A LADY'S END OF SUMMER TABLE
McCall's, June 1964; Photographs by Tomo Matsumoto and George De Gennaro (second image)
"They should be bright as a bouquet, dramatic as a summer theater, romantic as a sky filled with stars. Ans we support our belief with some of the gayest, prettiest tables you've ever seen! They'll make the simplest luncheon a gala affair and give a friendly glow to even the most formal buffet. If you have a terrace, a patio, a garden, put your next party outdoors. And if you haven't—well, any one of our tables will bring the outdoors in. Light it with lots of candles to flicker in the breeze; heap it with flowers; if you haven't any flowers, use vegetables, or whatever else is plentiful and in season. Of course, use your best china and silver, your most interesting accessories and linen. A successful table should reflect the personality of your home—informal, traditional, or in between. Don't be afraid to follow your own fancies. Or experiment boldly with ours. But, in any case, leave timidity to the faint-of-heart!"
"California casual, with Spanish and Mexican overtones, this table of heavy oak is set on a moonlit patio. Handsome, impressively massive, it gives a certain rugged dignity to the green majolica, low-footed glasses, informal yellow pitcher, and huge pottery tub crowded with pineapples, avocados, summer squash, and squat, shiny bell peppers. The tall chairs, the towering candlesticks add a seigniorial quality."
"Here are two sharply contrasting tables with a common denominator of charm. The peasant table reflects the owner's visit to Portugal: Pottery, statue, olive-wood pitcher and serving spoons, all are Portuguese; tablecloth and pillows are made of a heavy, handwoven fabric that is sometimes used for rugs; copper pieces show a Moorish influence. The melamine plates, however, are made in this country."
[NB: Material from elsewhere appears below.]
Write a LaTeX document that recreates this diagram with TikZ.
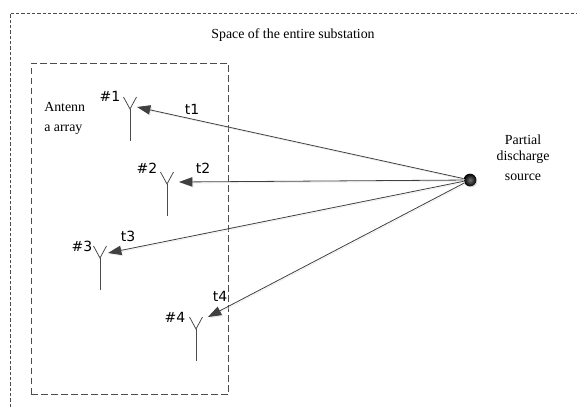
\documentclass[tikz,border=0pt]{standalone}
\usepackage{fontspec}
\setmainfont{Liberation Serif}
\newfontfamily\labelfont{DejaVu Sans}
\usetikzlibrary{arrows.meta,positioning}

\begin{document}
\begin{tikzpicture}[
  x=0.75pt, y=-0.75pt,
  >={Stealth[length=10pt,width=7pt,inset=0pt]}, font=\fontsize{10.4}{12}\selectfont,
  tag/.style={font=\fontsize{10.5}{12}\selectfont\labelfont,inner sep=0pt},
  caption/.style={align=center,inner sep=0pt},
  ant/.style={draw=black!70,line width=0.6pt},
  ar/.style={->,draw=black!75,line width=0.6pt,
    preaction={draw=black!9,transform canvas={shift={(0.9pt,-0.9pt)}}}},
  frame/.style={draw=black!70,line width=0.5pt},
  ball/.style={circle,minimum size=9.5pt,inner sep=0pt,shading=radial,inner color=black!55,outer color=black}
]
\useasboundingbox (0,0) rectangle (577,407);
% outer space and antenna array
\coordinate (ol) at (10,407);
\coordinate (ot) at (10,13);
\coordinate (or) at (577,13);
\draw[frame,dash pattern=on 2.5pt off 1.5pt] (ol) -- (ot) -- (or);
\node[frame,dash pattern=on 5pt off 2.5pt,minimum width=148pt,minimum height=248.25pt,anchor=north west,inner sep=0pt] (array) at (31,63) {};
\node[caption,anchor=center] (space) at (293,35) {Space of the entire substation};
\node[caption,align=left,anchor=north west,font=\fontsize{10.4}{15}\selectfont] (arrtext) at (44,102) {Antenn\\a array};
% source
\node[circle,minimum size=9.5pt,inner sep=0pt,fill=black!15] (srcshadow) at (471,181) {};
\node[ball] (src) at (470,180) {};
\node[caption,anchor=north,font=\fontsize{10.4}{12}\selectfont] (srctext) at (523,135) {Partial\\discharge\\[3pt]source};
% antennas
\foreach \i/\x/\y in {1/130/109,2/167/184,3/100/258,4/196/329} {
  \coordinate (j\i) at (\x,\y);
  \coordinate (a\i) at (\x-6.5,\y-12);
  \coordinate (b\i) at (\x+6.5,\y-12);
  \coordinate (f\i) at (\x,\y+32);
  \draw[ant] (a\i) -- (j\i) -- (b\i);
  \draw[ant] (j\i) -- (f\i);
}
% tips of arrows
\coordinate (p1) at (137,107);
\coordinate (p2) at (179,182);
\coordinate (p3) at (108,253);
\coordinate (p4) at (208,317);
\foreach \i in {1,...,4}
  \draw[ar] (src) -- (p\i);
% labels
\node[tag] (n1) at (110,96) {\#1};
\node[tag] (n2) at (147,168) {\#2};
\node[tag] (n3) at (82,246) {\#3};
\node[tag] (n4) at (175,317) {\#4};
\node[tag] (t1) at (192,109) {t1};
\node[tag] (t2) at (203,168) {t2};
\node[tag] (t3) at (128,236) {t3};
\node[tag] (t4) at (220,296) {t4};
\end{tikzpicture}
\end{document}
"And here's a full-dress buffet for a wedding reception, or another occasion of equal importance. Starting with the ribbon-banded cloth, no detail is overlooked: the most formal silver, china, and crystal; the opulent elegance of silver chafing dish and casserole; stately bronze candelabra. An eighteenth-century bouquet of yellow roses, snap-dragons, and freesias adds brilliant emphasis to the color scheme."
"French to its very fingernails, this dainty table could be one of several others, almost identically dressed, if your room is ample; or it could solo in a tiny dining alcove. The garden look started with the ivied wallpaper, spread to the potted ivy, the field-flowered chairs; the embroidered table skirt; the floral border on Worcester plates; and finally the radiant flowers in the Coalbrookdale porcelain vases."
"Of course, you've noticed the pretty thievery: The floral centerpiece is stolen from the painting above the buffet. You could also lift a pattern from your wallpaper, your draperies, your china. A table like this is as American as the Fourth of July—which immediately suggests an occasion for it. However, such a setting in red, white, and blue is so festive that it makes its own holiday, no matter what the calendar."